Exercise directions:
In your copy, include every line of the listing below exactly but none of the pictures.

-- START Information provided --

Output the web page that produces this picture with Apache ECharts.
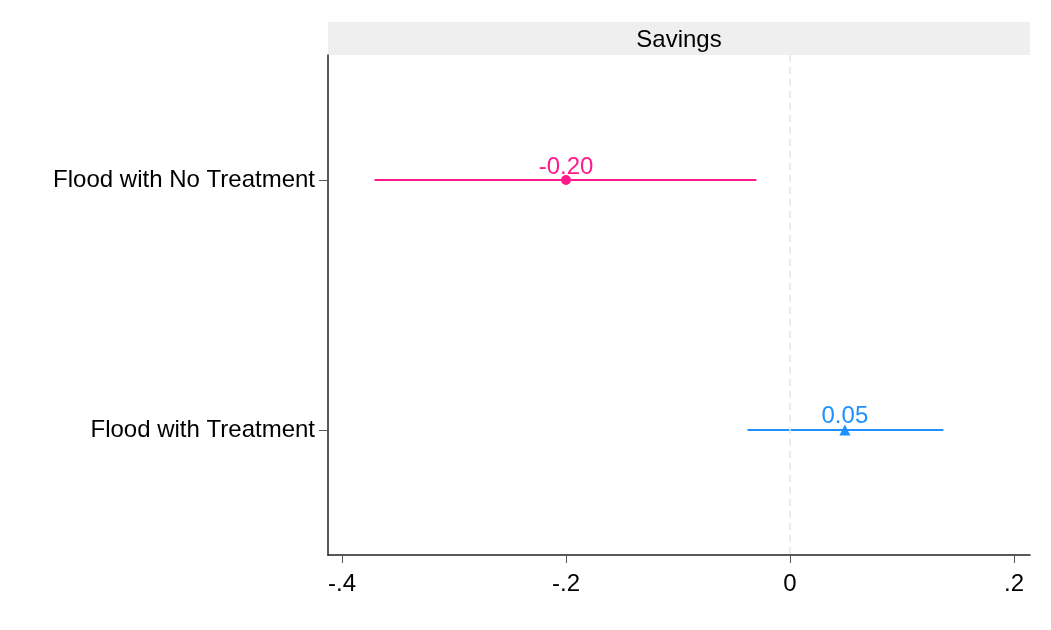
<!DOCTYPE html>
<html>
<head>
<meta charset="utf-8">
<script src="https://cdn.jsdelivr.net/npm/echarts@6/dist/echarts.min.js"></script>
<style>
html,body{margin:0;padding:0;background:#fff;}
#c{width:1051px;height:630px;}
</style>
</head>
<body>
<div id="c"></div>
<script>
var panelTitle = 'Savings';
var categories = ['Flood with No Treatment', 'Flood with Treatment'];
var estimates = [-0.20, 0.049];
var ciLow = [-0.371, -0.038];
var ciHigh = [-0.030, 0.137];
var colors = ['#ff1a8c', '#1e90ff'];
var symbols = ['circle', 'triangle'];
var tickValues = [-0.4, -0.2, 0, 0.2];
var tickLabels = ['-.4', '-.2', '0', '.2'];

var chart = echarts.init(document.getElementById('c'));
var series = [];
categories.forEach(function (cat, i) {
  series.push({
    type: 'line',
    data: [[ciLow[i], cat], [ciHigh[i], cat]],
    showSymbol: false,
    symbol: 'none',
    lineStyle: { color: colors[i], width: 2 },
    silent: true,
    z: 2
  });
  series.push({
    type: 'scatter',
    data: [[estimates[i], cat]],
    symbol: symbols[i],
    symbolSize: symbols[i] === 'circle' ? 10 : 11,
    itemStyle: { color: colors[i], opacity: 1 },
    label: {
      show: true,
      position: 'top',
      distance: -4,
      color: colors[i],
      fontSize: 24,
      fontFamily: 'Liberation Sans',
      formatter: function (p) { return p.value[0].toFixed(2); }
    },
    emphasis: { disabled: true },
    z: 3
  });
});
series.push({
  type: 'line',
  data: [],
  z: 1,
  markLine: {
    silent: true,
    symbol: 'none',
    label: { show: false },
    lineStyle: { color: '#e6e6e6', type: [7, 5], width: 1.5 },
    data: [{ xAxis: 0 }]
  }
});

chart.setOption({
  animation: false,
  backgroundColor: '#ffffff',
  grid: { left: 328, right: 21, top: 55, bottom: 75, containLabel: false },
  graphic: [
    { type: 'rect', shape: { x: 328, y: 22, width: 702, height: 33 }, style: { fill: '#efefef' }, z: 0 },
    { type: 'text', x: 679, y: 40, style: { text: panelTitle, fill: '#000', font: '24px "Liberation Sans"', textAlign: 'center', textVerticalAlign: 'middle' }, z: 1 }
  ],
  xAxis: {
    type: 'value',
    min: -0.4125,
    max: 0.2143,
    splitLine: { show: false },
    axisLine: { show: true, onZero: false, lineStyle: { color: '#222', width: 1.5 } },
    axisTick: { show: true, length: 8, customValues: tickValues, lineStyle: { color: '#555', width: 1 } },
    axisLabel: {
      customValues: tickValues,
      fontSize: 24, color: '#000', fontFamily: 'Liberation Sans', margin: 17,
      formatter: function (v) {
        var idx = tickValues.findIndex(function (t) { return Math.abs(t - v) < 1e-9; });
        return idx >= 0 ? tickLabels[idx] : '';
      }
    }
  },
  yAxis: {
    type: 'category',
    data: categories,
    inverse: true,
    boundaryGap: true,
    axisLine: { show: true, onZero: false, lineStyle: { color: '#222', width: 1.5 } },
    axisTick: { show: true, length: 9, alignWithLabel: true, lineStyle: { color: '#555', width: 1 } },
    axisLabel: { fontSize: 24, color: '#000', fontFamily: 'Liberation Sans', margin: 13, padding: [9, 0, 0, 0] },
    splitLine: { show: false }
  },
  series: series
});
</script>
</body>
</html>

-- END Information provided --

The reply:
Output the web page that produces this picture with Apache ECharts.
<!DOCTYPE html>
<html>
<head>
<meta charset="utf-8">
<script src="https://cdn.jsdelivr.net/npm/echarts@6/dist/echarts.min.js"></script>
<style>
html,body{margin:0;padding:0;background:#fff;}
#c{width:1051px;height:630px;}
</style>
</head>
<body>
<div id="c"></div>
<script>
var panelTitle = 'Savings';
var categories = ['Flood with No Treatment', 'Flood with Treatment'];
var estimates = [-0.20, 0.049];
var ciLow = [-0.371, -0.038];
var ciHigh = [-0.030, 0.137];
var colors = ['#ff1a8c', '#1e90ff'];
var symbols = ['circle', 'triangle'];
var tickValues = [-0.4, -0.2, 0, 0.2];
var tickLabels = ['-.4', '-.2', '0', '.2'];

var chart = echarts.init(document.getElementById('c'));
var series = [];
categories.forEach(function (cat, i) {
  series.push({
    type: 'line',
    data: [[ciLow[i], cat], [ciHigh[i], cat]],
    showSymbol: false,
    symbol: 'none',
    lineStyle: { color: colors[i], width: 2 },
    silent: true,
    z: 2
  });
  series.push({
    type: 'scatter',
    data: [[estimates[i], cat]],
    symbol: symbols[i],
    symbolSize: symbols[i] === 'circle' ? 10 : 11,
    itemStyle: { color: colors[i], opacity: 1 },
    label: {
      show: true,
      position: 'top',
      distance: -4,
      color: colors[i],
      fontSize: 24,
      fontFamily: 'Liberation Sans',
      formatter: function (p) { return p.value[0].toFixed(2); }
    },
    emphasis: { disabled: true },
    z: 3
  });
});
series.push({
  type: 'line',
  data: [],
  z: 1,
  markLine: {
    silent: true,
    symbol: 'none',
    label: { show: false },
    lineStyle: { color: '#e6e6e6', type: [7, 5], width: 1.5 },
    data: [{ xAxis: 0 }]
  }
});

chart.setOption({
  animation: false,
  backgroundColor: '#ffffff',
  grid: { left: 328, right: 21, top: 55, bottom: 75, containLabel: false },
  graphic: [
    { type: 'rect', shape: { x: 328, y: 22, width: 702, height: 33 }, style: { fill: '#efefef' }, z: 0 },
    { type: 'text', x: 679, y: 40, style: { text: panelTitle, fill: '#000', font: '24px "Liberation Sans"', textAlign: 'center', textVerticalAlign: 'middle' }, z: 1 }
  ],
  xAxis: {
    type: 'value',
    min: -0.4125,
    max: 0.2143,
    splitLine: { show: false },
    axisLine: { show: true, onZero: false, lineStyle: { color: '#222', width: 1.5 } },
    axisTick: { show: true, length: 8, customValues: tickValues, lineStyle: { color: '#555', width: 1 } },
    axisLabel: {
      customValues: tickValues,
      fontSize: 24, color: '#000', fontFamily: 'Liberation Sans', margin: 17,
      formatter: function (v) {
        var idx = tickValues.findIndex(function (t) { return Math.abs(t - v) < 1e-9; });
        return idx >= 0 ? tickLabels[idx] : '';
      }
    }
  },
  yAxis: {
    type: 'category',
    data: categories,
    inverse: true,
    boundaryGap: true,
    axisLine: { show: true, onZero: false, lineStyle: { color: '#222', width: 1.5 } },
    axisTick: { show: true, length: 9, alignWithLabel: true, lineStyle: { color: '#555', width: 1 } },
    axisLabel: { fontSize: 24, color: '#000', fontFamily: 'Liberation Sans', margin: 13, padding: [9, 0, 0, 0] },
    splitLine: { show: false }
  },
  series: series
});
</script>
</body>
</html>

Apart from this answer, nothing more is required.